The tower and the zig-zagging lane with the Gehenna flair took about four months to complete.

The commercial itself runs thirty seconds.

The low, gravelly-voiced narration exudes Kingsford and calloused hands. It begins:

Truckers know towing 10,000 pounds up a steep grading ain't good for your tranny. And when the heat's on, failure ain't an option.

No it ain't. Cue, then, failure's enemy—the Tundra, which appears onscreen already well up the twisting ramp and hauling 10,000 pounds. In case the viewer is insufficiently inspired, the Toyota ringmasters then light the gas coursing through the steel to create a tunnel of fire through which the 5.7-liter Sir Edmund Hillary—which boasts a "big ol' dedicated fluid cooler"—edges triumphantly to the summit, where men on cranes with big hoses greet it like it has just won the Super Bowl. The water might as well be Gatorade.

In the meantime, the viewer is treated to real-time data on the heat of the tunnel: by the end of the ascent, the temperature rimming the truck has topped off at 257.6 degrees Fahrenheit.

During the recent NBA playoffs, I saw this production probably four or five times. My first thought was, This contraption reminds me of a Kobe Bryant tattoo.

My second was, Dante and Virgil could have used something like that.

And third, Are you freaking kidding me?

How, I wondered, does an American household decide they need that vehicle? How does that conversation go?

Wife: Honey, with a baby on the way, I think we'll need more room, and a bigger car.

Husband: I agree. What do you have in mind?

Wife: I found a good deal on a used Suburban, as well as on a Ford Explorer. Both give us extra space and the protection of an SUV. However, I'm a little unsure about the Suburban; it's very big, and we may not need the extra seats.

Husband: Hm. Good points, dear. I appreciate your interest in the Suburban and the Explorer, but did you consider their ability to tow five tons up an eight-story building through fire-breathing steel in the midst of a remote desert? Do we really want the lives of our children up to sheer chance?"

Wife: Darling, you're absolutely right. I should have known. The trip to the school . . . My God, what if?

Husband: I know. What if.

Unless you're fighting forest fires or re-entering the earth's atmosphere, you do not need this truck.

Of course, Toyota knows that. Toyota knows the vast majority of prospective Tundra owners will not require its means of transportation to survive Armageddon. But it isn't selling the truck based upon showroom feedback.

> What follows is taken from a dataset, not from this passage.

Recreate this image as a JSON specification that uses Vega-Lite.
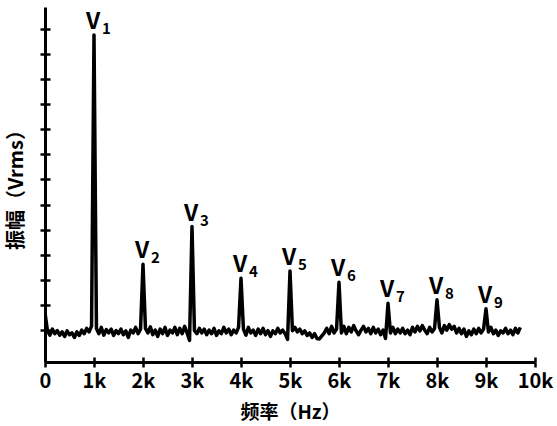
{
  "$schema": "https://vega.github.io/schema/vega-lite/v6.json",
  "width": 490,
  "height": 355,
  "autosize": "none",
  "padding": {"left": 45, "top": 7, "right": 22, "bottom": 64},
  "config": {"view": {"stroke": null}, "font": "Noto Sans CJK SC"},
  "datasets": {
    "spec": [
      {"f": 0, "v": 0.68}, {"f": 0.05, "v": -0.03}, {"f": 0.1, "v": -0.21}, {"f": 0.15, "v": 0.03}, {"f": 0.2, "v": -0.15},
      {"f": 0.25, "v": -0.03}, {"f": 0.3, "v": -0.21}, {"f": 0.35, "v": -0.08}, {"f": 0.4, "v": -0.26}, {"f": 0.45, "v": -0.04},
      {"f": 0.5, "v": -0.19}, {"f": 0.55, "v": -0.12}, {"f": 0.6, "v": -0.3}, {"f": 0.65, "v": -0.08}, {"f": 0.7, "v": -0.22},
      {"f": 0.75, "v": -0.01}, {"f": 0.8, "v": -0.15}, {"f": 0.85, "v": 0.06}, {"f": 0.9, "v": -0.08}, {"f": 0.95, "v": 0.15},
      {"f": 1.0, "v": 11.76},
      {"f": 1.05, "v": 0.06}, {"f": 1.1, "v": -0.15}, {"f": 1.15, "v": 0.1}, {"f": 1.2, "v": -0.21}, {"f": 1.25, "v": 0.01},
      {"f": 1.3, "v": -0.12}, {"f": 1.35, "v": 0.03}, {"f": 1.4, "v": -0.22}, {"f": 1.45, "v": -0.03}, {"f": 1.5, "v": -0.15},
      {"f": 1.55, "v": 0.03}, {"f": 1.6, "v": -0.19}, {"f": 1.65, "v": -0.04}, {"f": 1.7, "v": -0.3}, {"f": 1.75, "v": -0.01},
      {"f": 1.8, "v": -0.12}, {"f": 1.85, "v": 0.1}, {"f": 1.9, "v": -0.15}, {"f": 1.95, "v": 0.03},
      {"f": 2.0, "v": 2.62},
      {"f": 2.05, "v": 0.06}, {"f": 2.1, "v": -0.12}, {"f": 2.15, "v": 0.12}, {"f": 2.2, "v": -0.19}, {"f": 2.25, "v": -0.01},
      {"f": 2.3, "v": -0.26}, {"f": 2.35, "v": 0.03}, {"f": 2.4, "v": -0.15}, {"f": 2.45, "v": 0.1}, {"f": 2.5, "v": -0.22},
      {"f": 2.55, "v": -0.01}, {"f": 2.6, "v": -0.12}, {"f": 2.65, "v": 0.1}, {"f": 2.7, "v": -0.19}, {"f": 2.75, "v": 0.06},
      {"f": 2.8, "v": -0.15}, {"f": 2.85, "v": 0.14}, {"f": 2.9, "v": -0.12}, {"f": 2.95, "v": -0.42},
      {"f": 3.0, "v": 4.12},
      {"f": 3.05, "v": -0.03}, {"f": 3.1, "v": -0.15}, {"f": 3.15, "v": 0.06}, {"f": 3.2, "v": -0.12}, {"f": 3.25, "v": 0.03},
      {"f": 3.3, "v": -0.19}, {"f": 3.35, "v": -0.01}, {"f": 3.4, "v": -0.15}, {"f": 3.45, "v": 0.06}, {"f": 3.5, "v": -0.22},
      {"f": 3.55, "v": -0.04}, {"f": 3.6, "v": -0.15}, {"f": 3.65, "v": 0.1}, {"f": 3.7, "v": -0.12}, {"f": 3.75, "v": 0.03},
      {"f": 3.8, "v": -0.19}, {"f": 3.85, "v": -0.01}, {"f": 3.9, "v": -0.12}, {"f": 3.95, "v": 0.1},
      {"f": 4.0, "v": 2.06},
      {"f": 4.05, "v": 0.03}, {"f": 4.1, "v": -0.21}, {"f": 4.15, "v": 0.1}, {"f": 4.2, "v": -0.12}, {"f": 4.25, "v": -0.01},
      {"f": 4.3, "v": -0.22}, {"f": 4.35, "v": 0.03}, {"f": 4.4, "v": -0.15}, {"f": 4.45, "v": 0.06}, {"f": 4.5, "v": -0.19},
      {"f": 4.55, "v": -0.03}, {"f": 4.6, "v": -0.26}, {"f": 4.65, "v": -0.04}, {"f": 4.7, "v": -0.15}, {"f": 4.75, "v": 0.06},
      {"f": 4.8, "v": -0.12}, {"f": 4.85, "v": -0.01}, {"f": 4.9, "v": -0.15}, {"f": 4.95, "v": -0.38},
      {"f": 5.0, "v": 2.35},
      {"f": 5.05, "v": -0.03}, {"f": 5.1, "v": 0.1}, {"f": 5.15, "v": -0.08}, {"f": 5.2, "v": 0.03}, {"f": 5.25, "v": -0.15},
      {"f": 5.3, "v": -0.04}, {"f": 5.35, "v": -0.22}, {"f": 5.4, "v": -0.12}, {"f": 5.45, "v": -0.3}, {"f": 5.5, "v": -0.15},
      {"f": 5.55, "v": -0.34}, {"f": 5.6, "v": -0.36}, {"f": 5.65, "v": -0.24}, {"f": 5.7, "v": -0.12}, {"f": 5.75, "v": 0.06},
      {"f": 5.8, "v": -0.15}, {"f": 5.85, "v": 0.14}, {"f": 5.9, "v": -0.12}, {"f": 5.95, "v": 0.03},
      {"f": 6.0, "v": 1.9},
      {"f": 6.05, "v": -0.12}, {"f": 6.1, "v": 0.14}, {"f": 6.15, "v": -0.15}, {"f": 6.2, "v": 0.1}, {"f": 6.25, "v": -0.08},
      {"f": 6.3, "v": 0.17}, {"f": 6.35, "v": -0.04}, {"f": 6.4, "v": -0.19}, {"f": 6.45, "v": -0.01}, {"f": 6.5, "v": 0.14},
      {"f": 6.55, "v": -0.08}, {"f": 6.6, "v": 0.06}, {"f": 6.65, "v": -0.15}, {"f": 6.7, "v": 0.1}, {"f": 6.75, "v": -0.12},
      {"f": 6.8, "v": 0.03}, {"f": 6.85, "v": -0.19}, {"f": 6.9, "v": -0.01}, {"f": 6.95, "v": -0.34},
      {"f": 7.0, "v": 1.06},
      {"f": 7.05, "v": -0.12}, {"f": 7.1, "v": 0.1}, {"f": 7.15, "v": -0.15}, {"f": 7.2, "v": 0.03}, {"f": 7.25, "v": -0.12},
      {"f": 7.3, "v": 0.06}, {"f": 7.35, "v": -0.15}, {"f": 7.4, "v": -0.01}, {"f": 7.45, "v": -0.19}, {"f": 7.5, "v": 0.1},
      {"f": 7.55, "v": -0.08}, {"f": 7.6, "v": 0.14}, {"f": 7.65, "v": -0.04}, {"f": 7.7, "v": 0.17}, {"f": 7.75, "v": -0.01},
      {"f": 7.8, "v": -0.15}, {"f": 7.85, "v": 0.1}, {"f": 7.9, "v": -0.08}, {"f": 7.95, "v": 0.06},
      {"f": 8.0, "v": 1.2},
      {"f": 8.05, "v": 0.1}, {"f": 8.1, "v": -0.12}, {"f": 8.15, "v": 0.17}, {"f": 8.2, "v": -0.01}, {"f": 8.25, "v": 0.21},
      {"f": 8.3, "v": 0.03}, {"f": 8.35, "v": 0.14}, {"f": 8.4, "v": -0.12}, {"f": 8.45, "v": 0.06}, {"f": 8.5, "v": -0.15},
      {"f": 8.55, "v": 0.03}, {"f": 8.6, "v": -0.26}, {"f": 8.65, "v": -0.04}, {"f": 8.7, "v": -0.19}, {"f": 8.75, "v": 0.03},
      {"f": 8.8, "v": -0.15}, {"f": 8.85, "v": 0.06}, {"f": 8.9, "v": -0.12}, {"f": 8.95, "v": 0.03},
      {"f": 9.0, "v": 0.84},
      {"f": 9.05, "v": -0.08}, {"f": 9.1, "v": 0.1}, {"f": 9.15, "v": -0.15}, {"f": 9.2, "v": -0.01}, {"f": 9.25, "v": -0.22},
      {"f": 9.3, "v": -0.04}, {"f": 9.35, "v": -0.12}, {"f": 9.4, "v": 0.06}, {"f": 9.45, "v": -0.15}, {"f": 9.5, "v": -0.01},
      {"f": 9.55, "v": -0.19}, {"f": 9.6, "v": 0.06}, {"f": 9.65, "v": -0.12}, {"f": 9.7, "v": 0.1}
    ],
    "peaks": [
      {"f": 1, "v": 11.76, "n": "1"},
      {"f": 2, "v": 2.62, "n": "2"},
      {"f": 3, "v": 4.12, "n": "3"},
      {"f": 4, "v": 2.06, "n": "4"},
      {"f": 5, "v": 2.35, "n": "5"},
      {"f": 6, "v": 1.9, "n": "6"},
      {"f": 7, "v": 1.06, "n": "7"},
      {"f": 8, "v": 1.2, "n": "8"},
      {"f": 9, "v": 0.84, "n": "9"}
    ]
  },
  "encoding": {
    "x": {
      "field": "f",
      "type": "quantitative",
      "scale": {"domain": [0, 10], "nice": false, "zero": false},
      "axis": {
        "values": [0, 1, 2, 3, 4, 5, 6, 7, 8, 9, 10],
        "labelExpr": "datum.value == 0 ? '0' : datum.value + 'k'",
        "title": "频率（Hz）",
        "titleFontSize": 19,
        "titleFontWeight": "bold",
        "titleColor": "black",
        "titlePadding": 12,
        "labelFontSize": 20,
        "labelFontWeight": "bold",
        "labelColor": "black",
        "labelPadding": 4,
        "labelFlush": false,
        "labelOverlap": false,
        "domainColor": "black",
        "domainWidth": 3,
        "tickColor": "black",
        "tickWidth": 2.5,
        "tickSize": 5,
        "grid": true,
        "gridColor": "black",
        "gridOpacity": 1,
        "gridWidth": 2.5,
        "gridDash": [0, 350, 5, 2000]
      }
    },
    "y": {
      "field": "v",
      "type": "quantitative",
      "scale": {"domain": [-1.28, 12.88], "nice": false, "zero": false},
      "axis": {
        "values": [0, 1, 2, 3, 4, 5, 6, 7, 8, 9, 10, 11, 12],
        "labels": false,
        "title": "振幅（Vrms）",
        "titleFontSize": 20,
        "titleFontWeight": "bold",
        "titleColor": "black",
        "titlePadding": 12,
        "domainColor": "black",
        "domainWidth": 3,
        "tickColor": "black",
        "tickWidth": 2.5,
        "tickSize": 5,
        "grid": true,
        "gridColor": "black",
        "gridOpacity": 1,
        "gridWidth": 2.5,
        "gridDash": [5, 2000]
      }
    }
  },
  "layer": [
    {
      "data": {"name": "spec"},
      "mark": {"type": "line", "color": "black", "strokeWidth": 3.5, "strokeJoin": "round", "clip": true}
    },
    {
      "data": {"name": "peaks"},
      "mark": {"type": "text", "text": "V", "fontSize": 23, "fontWeight": "bold", "color": "black", "align": "center", "baseline": "alphabetic", "dx": -1, "dy": -6}
    },
    {
      "data": {"name": "peaks"},
      "mark": {"type": "text", "fontSize": 15, "fontWeight": "bold", "color": "black", "align": "left", "baseline": "alphabetic", "dx": 8, "dy": -1},
      "encoding": {"text": {"field": "n"}}
    }
  ]
}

So what, exactly, is Toyota selling?

It is selling extravagance: ludicrous, absurd, Ricky Bobby-meets-WWE extravagance. It is banking on the hope that the average man watching the NBA playoffs will be so spellbound by the Mojave circus act that he forgets that all he really needs, all he really wants, is to get from work to home and be able to take his kids for some ice cream. It is banking on the hope that the average man, slain by the invading armies of his prefrontal cortex, will convince himself that at ball games and poker tables he must be able to say, "My car can beat up yours."